Taken my deer there for the last 3 or 4 years..


----------



## Bonecrusher

+1 on Warners great people to deal with! I also highly recomend Delaware Meats. Warners requires a $40 deposit and Delaware a $20.


----------



## killingtime

i live about 4 miles from rienshields in bremen and he does have great bologna and summer sausage. and the snack sticks are great too.


----------



## BassBlaster

dcooper4670 said:


> I found a good place on West Broad only 5 minutes from Hilliard. He does good work and only charges $75. He works out of his Fishing tackle shop and has a place in the back to process. The address is 5327 West Broad phone number (614) 878-2505.


Unless things have changed, I wouldnt reccomend this place at all. I had a doe done there a few years ago because I didnt have time to do it myself that year. The price was 80 bucks then and it was ready in a couple days but every package I opened was covered in hair. Maybe thats the norm, thats the only deer I ever had done. I do all mine myself. When I open a package its ready to cook, it dosnt have to go through a cleaning process first.

The grocery store on Frank rd that processed deer burned down last year and never was rebuilt.


----------



## M R DUCKS

I used the guy on Hoover last year...he was $60 for a doe and $65 for a buck...he told me he was retiring...last year was suppose to be his last??? I was satisfied w/ his work....The guy on O'Possum Run was $80...he also does extras...looked like a nice operation...... my buddy uses Warner's...it's by the weight...they told me $47-$107...ave. $77...imagine that.....something about the place on W. Broad didn't look/sound right?


----------



## F1504X4

I would also vouch for Warners! I have taken a couple deer there and have been VERY happy with the price and options available! Another one I have used is Hoffmans in Cardington.


----------



## Bonecrusher

A side note....

Hoffmans is the only place in Central Ohio where you can donate to Sportsman against Hunger. I have used them as well and would also recomend them. A little farther driver from Hilliard though.


----------



## bkr43050

Bonecrusher said:


> A side note....
> 
> Hoffmans is the only place in Central Ohio where you can donate to Sportsman against Hunger. I have used them as well and would also recomend them. A little farther driver from Hilliard though.


I believe Oiler's in Utica does the donor program as well. I have no personal dealing with Oiler's but have never heard any bad things about them.


----------



## big red

mt.victory meats at the east end of town.craig and his crew do a really good job and you can get it done a variety of ways.(jerky,summer sausage,bloogna,etc.)they are also a check station.


----------



## cubsfan

killingtime said:


> i live about 4 miles from rienshields in bremen and he does have great bologna and summer sausage. and the snack sticks are great too.

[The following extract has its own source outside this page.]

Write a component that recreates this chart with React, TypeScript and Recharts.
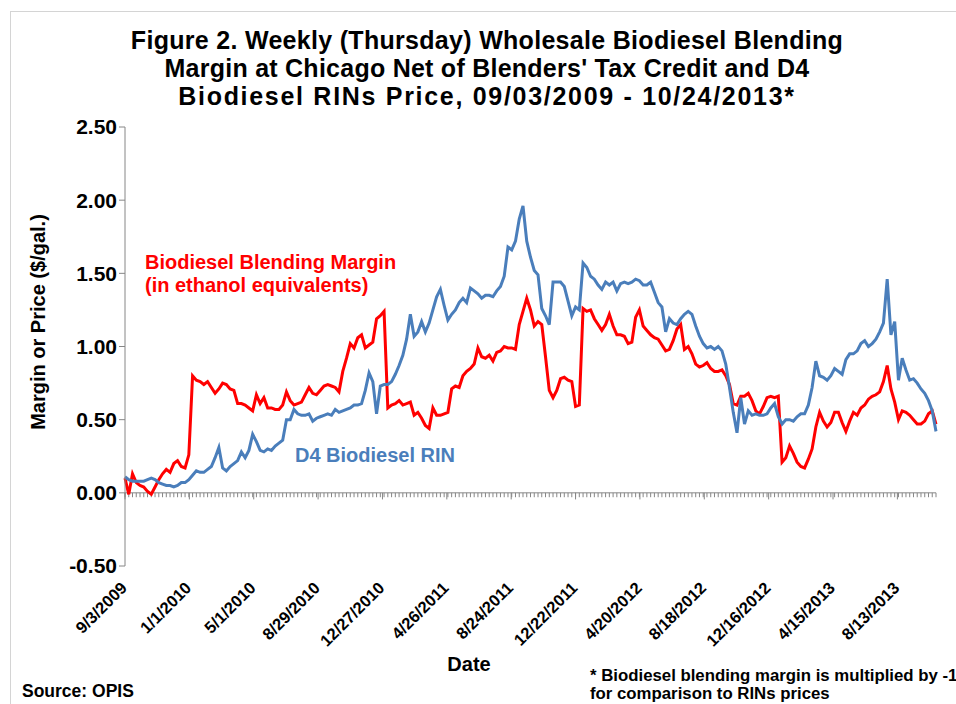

I called them yesterday and the gal informed me they are nnot processing deer this year


----------



## killingtime

dnr must have really cracked down hard on him i guess. i have not stopped in there this year i didnt know this. sorry about the information i gave. well they were good when he was making them.


----------



## thegcdawg

M R DUCKS said:


> I used the guy on Hoover last year...he was $60 for a doe and $65 for a buck...he told me he was retiring...last year was suppose to be his last??? I was satisfied w/ his work....The guy on O'Possum Run was $80...he also does extras...looked like a nice operation...... my buddy uses Warner's...it's by the weight...they told me $47-$107...ave. $77...imagine that.....something about the place on W. Broad didn't look/sound right?


i used the guy on Hoover year before last. Last year during the season I heard he slipped and "horned" himself in his shop making him unable to continue. Anyways, I learned how to do it myself because $70-$90 a pop was getting expensive. Plus my buddies come over and we have a grinding party.


----------